What this creates: Beautiful system monitoring dashboard with key Alpine Linux metrics! 🌟

📊 Quick Monitoring Commands Table

Command	Purpose	Result
🔧 `promtool query instant 'up'`	Check target status	✅ Service availability
🔍 `curl localhost:9090/api/v1/targets`	View Prometheus targets	✅ Monitoring endpoints
🚀 `grafana-cli admin reset-admin-password admin`	Reset Grafana password	✅ Access recovery
📋 `curl localhost:9100/metrics \| grep cpu`	View Node Exporter CPU metrics	✅ System metrics

🎮 Practice Time!

Let’s practice what you learned!

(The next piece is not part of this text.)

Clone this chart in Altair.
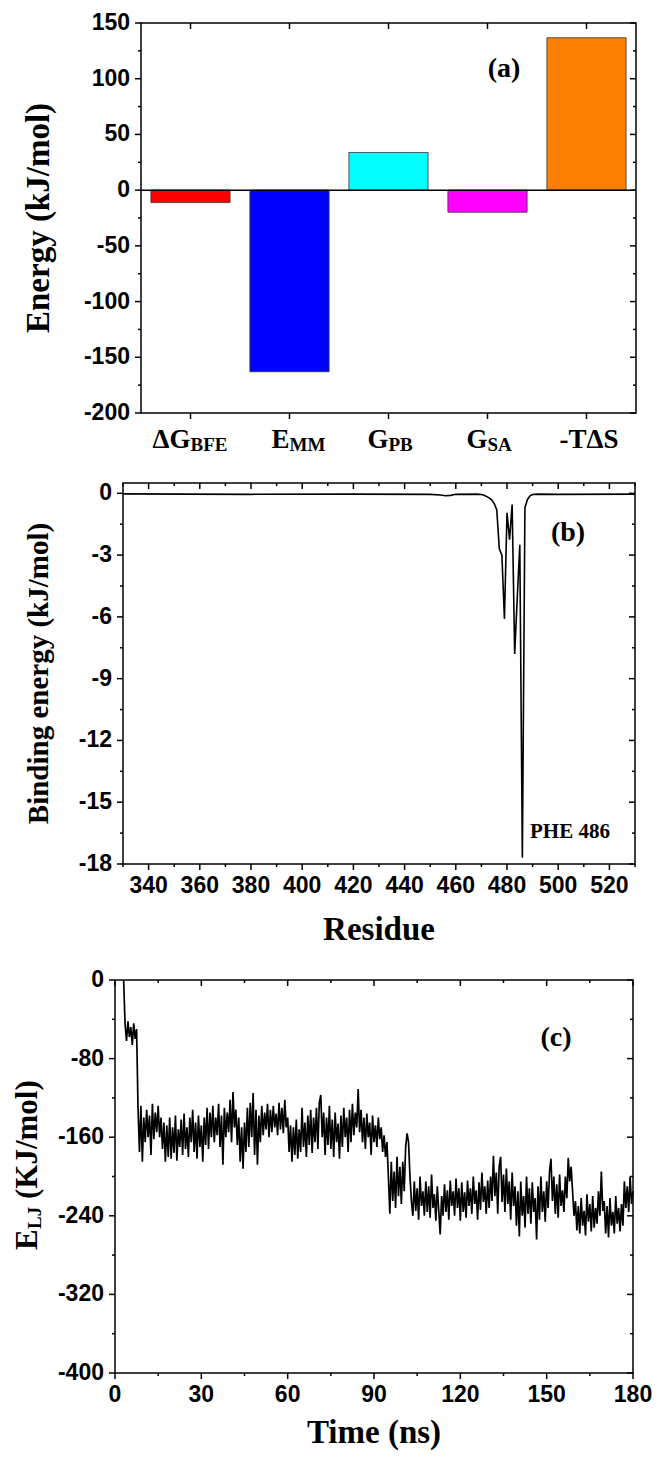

Try these monitoring scenarios:

Example 1: Application Performance Monitoring 🟢

What we’re doing: Setting up comprehensive application performance monitoring with custom metrics and alerting.

# Create application monitoring setup
mkdir -p /opt/app-monitoring
cd /opt/app-monitoring

# Create sample application with metrics endpoint
cat > app-metrics-server.py << 'EOF'
#!/usr/bin/env python3
"""
Sample Application with Prometheus Metrics
"""
import time
import random
from http.server import HTTPServer, BaseHTTPRequestHandler
from urllib.parse import urlparse

class MetricsHandler(BaseHTTPRequestHandler):
    def do_GET(self):
        path = urlparse(self.path).path
        
        if path == '/metrics':
            self.send_response(200)
            self.send_header('Content-type', 'text/plain')
            self.end_headers()
            
            # Generate sample metrics
            cpu_usage = random.uniform(10, 90)
            memory_usage = random.uniform(30, 80)
            request_count = random.randint(100, 1000)
            response_time = random.uniform(0.1, 2.0)
            
            metrics = f"""# HELP app_cpu_usage_percent Application CPU usage
# TYPE app_cpu_usage_percent gauge
app_cpu_usage_percent {cpu_usage:.2f}

# HELP app_memory_usage_percent Application memory usage
# TYPE app_memory_usage_percent gauge
app_memory_usage_percent {memory_usage:.2f}

# HELP app_requests_total Total application requests
# TYPE app_requests_total counter
app_requests_total {request_count}

# HELP app_response_time_seconds Application response time
# TYPE app_response_time_seconds histogram
app_response_time_seconds_bucket{{le="0.1"}} {random.randint(10, 50)}
app_response_time_seconds_bucket{{le="0.5"}} {random.randint(50, 150)}
app_response_time_seconds_bucket{{le="1.0"}} {random.randint(150, 300)}
app_response_time_seconds_bucket{{le="2.0"}} {random.randint(300, 500)}
app_response_time_seconds_bucket{{le="+Inf"}} {random.randint(500, 600)}
app_response_time_seconds_sum {response_time * request_count:.2f}
app_response_time_seconds_count {request_count}

# HELP app_errors_total Total application errors
# TYPE app_errors_total counter
app_errors_total {random.randint(0, 50)}

# HELP app_uptime_seconds Application uptime
# TYPE app_uptime_seconds gauge
app_uptime_seconds {time.time()}
"""
            self.wfile.write(metrics.encode())
            
        elif path == '/health':
            self.send_response(200)
            self.send_header('Content-type', 'text/plain')
            self.end_headers()
            self.wfile.write(b'OK')
            
        else:
            self.send_response(404)
            self.end_headers()
            self.wfile.write(b'Not Found')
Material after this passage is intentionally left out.